[STORED ROWS]
****************

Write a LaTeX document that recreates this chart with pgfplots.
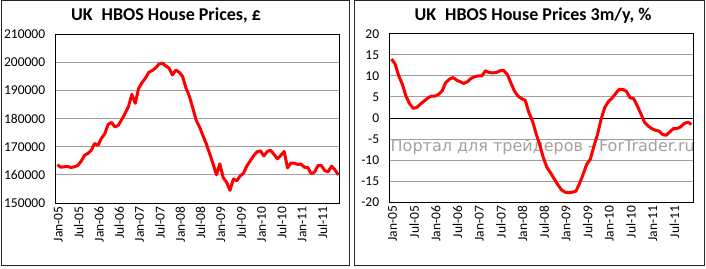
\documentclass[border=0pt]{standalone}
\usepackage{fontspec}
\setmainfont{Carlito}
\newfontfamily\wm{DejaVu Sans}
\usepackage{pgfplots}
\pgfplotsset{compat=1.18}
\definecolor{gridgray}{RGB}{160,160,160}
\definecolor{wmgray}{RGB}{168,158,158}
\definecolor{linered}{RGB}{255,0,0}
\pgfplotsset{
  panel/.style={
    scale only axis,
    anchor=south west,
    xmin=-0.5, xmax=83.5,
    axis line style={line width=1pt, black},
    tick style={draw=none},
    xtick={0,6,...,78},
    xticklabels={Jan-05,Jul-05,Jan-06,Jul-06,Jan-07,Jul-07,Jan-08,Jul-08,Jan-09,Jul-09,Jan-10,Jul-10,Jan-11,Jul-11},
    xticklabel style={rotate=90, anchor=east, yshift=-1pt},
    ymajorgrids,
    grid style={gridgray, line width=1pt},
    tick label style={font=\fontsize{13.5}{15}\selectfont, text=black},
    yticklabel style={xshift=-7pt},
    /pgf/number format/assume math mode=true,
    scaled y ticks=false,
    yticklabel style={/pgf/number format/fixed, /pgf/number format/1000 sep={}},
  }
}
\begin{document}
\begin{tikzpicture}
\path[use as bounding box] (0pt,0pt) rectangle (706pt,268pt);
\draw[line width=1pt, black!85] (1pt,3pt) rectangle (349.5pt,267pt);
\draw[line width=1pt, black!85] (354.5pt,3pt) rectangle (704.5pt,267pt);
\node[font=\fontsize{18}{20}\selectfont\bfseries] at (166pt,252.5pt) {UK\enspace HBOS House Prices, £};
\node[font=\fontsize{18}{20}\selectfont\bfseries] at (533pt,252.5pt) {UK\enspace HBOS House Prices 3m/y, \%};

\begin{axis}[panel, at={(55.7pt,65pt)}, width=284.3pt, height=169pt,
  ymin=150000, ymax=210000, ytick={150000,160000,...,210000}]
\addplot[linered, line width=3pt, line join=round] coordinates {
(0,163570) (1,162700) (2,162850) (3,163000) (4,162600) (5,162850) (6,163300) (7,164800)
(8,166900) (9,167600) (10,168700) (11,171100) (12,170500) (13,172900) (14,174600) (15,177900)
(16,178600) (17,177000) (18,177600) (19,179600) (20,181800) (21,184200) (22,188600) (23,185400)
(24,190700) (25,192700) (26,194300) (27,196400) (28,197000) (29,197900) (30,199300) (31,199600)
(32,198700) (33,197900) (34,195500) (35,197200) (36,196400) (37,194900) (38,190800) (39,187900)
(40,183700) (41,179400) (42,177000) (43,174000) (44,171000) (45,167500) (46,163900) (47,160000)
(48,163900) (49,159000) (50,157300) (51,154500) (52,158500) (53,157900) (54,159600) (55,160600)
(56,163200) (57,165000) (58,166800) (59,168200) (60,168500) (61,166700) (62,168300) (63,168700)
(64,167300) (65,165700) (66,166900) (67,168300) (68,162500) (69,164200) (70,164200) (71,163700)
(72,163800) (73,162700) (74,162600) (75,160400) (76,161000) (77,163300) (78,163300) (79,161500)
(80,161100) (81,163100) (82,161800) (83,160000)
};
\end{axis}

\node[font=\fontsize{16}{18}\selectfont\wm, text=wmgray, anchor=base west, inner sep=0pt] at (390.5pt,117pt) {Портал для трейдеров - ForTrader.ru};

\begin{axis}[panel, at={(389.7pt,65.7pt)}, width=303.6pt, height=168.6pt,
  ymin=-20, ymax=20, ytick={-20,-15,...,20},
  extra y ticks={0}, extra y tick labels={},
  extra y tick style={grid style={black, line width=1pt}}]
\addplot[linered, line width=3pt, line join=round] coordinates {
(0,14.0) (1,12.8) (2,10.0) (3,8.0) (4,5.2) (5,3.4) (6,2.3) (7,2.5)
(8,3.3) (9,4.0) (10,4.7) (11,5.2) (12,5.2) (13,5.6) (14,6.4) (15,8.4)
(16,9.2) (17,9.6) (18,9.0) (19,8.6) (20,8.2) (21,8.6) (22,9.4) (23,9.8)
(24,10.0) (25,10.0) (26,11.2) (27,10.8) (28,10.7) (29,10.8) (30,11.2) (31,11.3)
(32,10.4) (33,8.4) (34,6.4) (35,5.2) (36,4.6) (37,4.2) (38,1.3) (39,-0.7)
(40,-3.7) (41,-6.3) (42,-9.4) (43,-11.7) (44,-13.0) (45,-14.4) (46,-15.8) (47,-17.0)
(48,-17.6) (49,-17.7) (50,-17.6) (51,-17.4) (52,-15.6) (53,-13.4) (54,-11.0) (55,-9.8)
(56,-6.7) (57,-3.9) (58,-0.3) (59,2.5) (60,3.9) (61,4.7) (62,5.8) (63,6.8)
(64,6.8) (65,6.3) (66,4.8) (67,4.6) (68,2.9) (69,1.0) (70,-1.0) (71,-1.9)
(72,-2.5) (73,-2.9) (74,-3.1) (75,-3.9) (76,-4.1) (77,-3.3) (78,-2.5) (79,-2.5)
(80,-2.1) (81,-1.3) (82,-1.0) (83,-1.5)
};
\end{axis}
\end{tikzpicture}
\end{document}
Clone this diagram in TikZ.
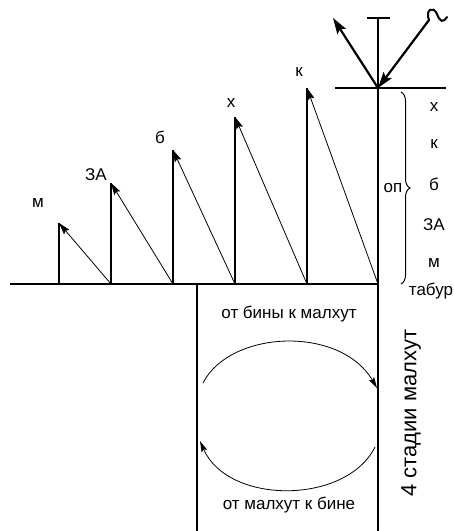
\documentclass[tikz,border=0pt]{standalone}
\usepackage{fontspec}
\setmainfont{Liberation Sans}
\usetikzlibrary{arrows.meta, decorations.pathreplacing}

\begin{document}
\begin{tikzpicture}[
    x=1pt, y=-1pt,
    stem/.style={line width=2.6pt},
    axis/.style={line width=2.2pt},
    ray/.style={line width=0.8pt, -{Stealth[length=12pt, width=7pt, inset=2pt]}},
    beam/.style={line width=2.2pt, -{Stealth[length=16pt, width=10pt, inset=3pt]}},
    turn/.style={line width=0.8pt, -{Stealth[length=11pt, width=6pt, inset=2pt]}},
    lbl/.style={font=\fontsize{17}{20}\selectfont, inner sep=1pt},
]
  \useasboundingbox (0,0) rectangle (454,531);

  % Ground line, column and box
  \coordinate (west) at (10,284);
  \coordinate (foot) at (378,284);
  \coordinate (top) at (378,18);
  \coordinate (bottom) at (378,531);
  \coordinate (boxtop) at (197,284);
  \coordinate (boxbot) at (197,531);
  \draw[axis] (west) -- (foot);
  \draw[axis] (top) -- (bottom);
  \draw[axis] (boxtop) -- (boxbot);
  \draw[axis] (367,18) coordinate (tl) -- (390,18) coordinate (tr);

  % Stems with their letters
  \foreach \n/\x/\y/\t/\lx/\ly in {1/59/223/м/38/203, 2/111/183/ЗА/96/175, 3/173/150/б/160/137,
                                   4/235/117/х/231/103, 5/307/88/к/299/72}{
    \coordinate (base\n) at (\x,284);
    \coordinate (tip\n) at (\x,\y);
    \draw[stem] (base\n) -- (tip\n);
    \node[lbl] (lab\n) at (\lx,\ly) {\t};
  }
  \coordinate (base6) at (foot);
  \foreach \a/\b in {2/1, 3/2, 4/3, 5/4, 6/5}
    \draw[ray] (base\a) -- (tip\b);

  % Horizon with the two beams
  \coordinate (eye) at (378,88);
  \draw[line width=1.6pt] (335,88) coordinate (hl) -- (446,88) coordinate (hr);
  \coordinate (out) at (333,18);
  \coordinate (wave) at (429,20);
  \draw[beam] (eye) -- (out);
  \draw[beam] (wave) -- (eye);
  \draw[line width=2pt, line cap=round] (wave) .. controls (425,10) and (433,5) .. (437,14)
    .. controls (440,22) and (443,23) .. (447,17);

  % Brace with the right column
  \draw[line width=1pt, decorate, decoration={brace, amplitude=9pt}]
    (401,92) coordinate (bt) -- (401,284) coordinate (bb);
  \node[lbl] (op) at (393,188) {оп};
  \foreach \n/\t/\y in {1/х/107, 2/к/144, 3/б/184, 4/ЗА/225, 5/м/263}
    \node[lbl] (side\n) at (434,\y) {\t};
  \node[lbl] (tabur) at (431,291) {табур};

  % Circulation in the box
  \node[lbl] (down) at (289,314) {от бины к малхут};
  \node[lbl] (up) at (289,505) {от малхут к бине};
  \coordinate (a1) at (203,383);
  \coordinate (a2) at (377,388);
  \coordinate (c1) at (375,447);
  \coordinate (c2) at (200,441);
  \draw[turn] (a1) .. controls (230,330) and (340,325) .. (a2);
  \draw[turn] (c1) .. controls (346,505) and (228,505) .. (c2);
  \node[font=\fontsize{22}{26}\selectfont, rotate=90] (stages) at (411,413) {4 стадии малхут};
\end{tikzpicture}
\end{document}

****************

[GIVEN PROBLEM]
Nothing but the lines from the one containing "Clone this diagram in TikZ." through the one containing "(0,0) rectangle (454,531);" should appear in your copy, exactly as written and without pictures.

[COMPLETE ANSWER]
Clone this diagram in TikZ.
\documentclass[tikz,border=0pt]{standalone}
\usepackage{fontspec}
\setmainfont{Liberation Sans}
\usetikzlibrary{arrows.meta, decorations.pathreplacing}

\begin{document}
\begin{tikzpicture}[
    x=1pt, y=-1pt,
    stem/.style={line width=2.6pt},
    axis/.style={line width=2.2pt},
    ray/.style={line width=0.8pt, -{Stealth[length=12pt, width=7pt, inset=2pt]}},
    beam/.style={line width=2.2pt, -{Stealth[length=16pt, width=10pt, inset=3pt]}},
    turn/.style={line width=0.8pt, -{Stealth[length=11pt, width=6pt, inset=2pt]}},
    lbl/.style={font=\fontsize{17}{20}\selectfont, inner sep=1pt},
]
  \useasboundingbox (0,0) rectangle (454,531);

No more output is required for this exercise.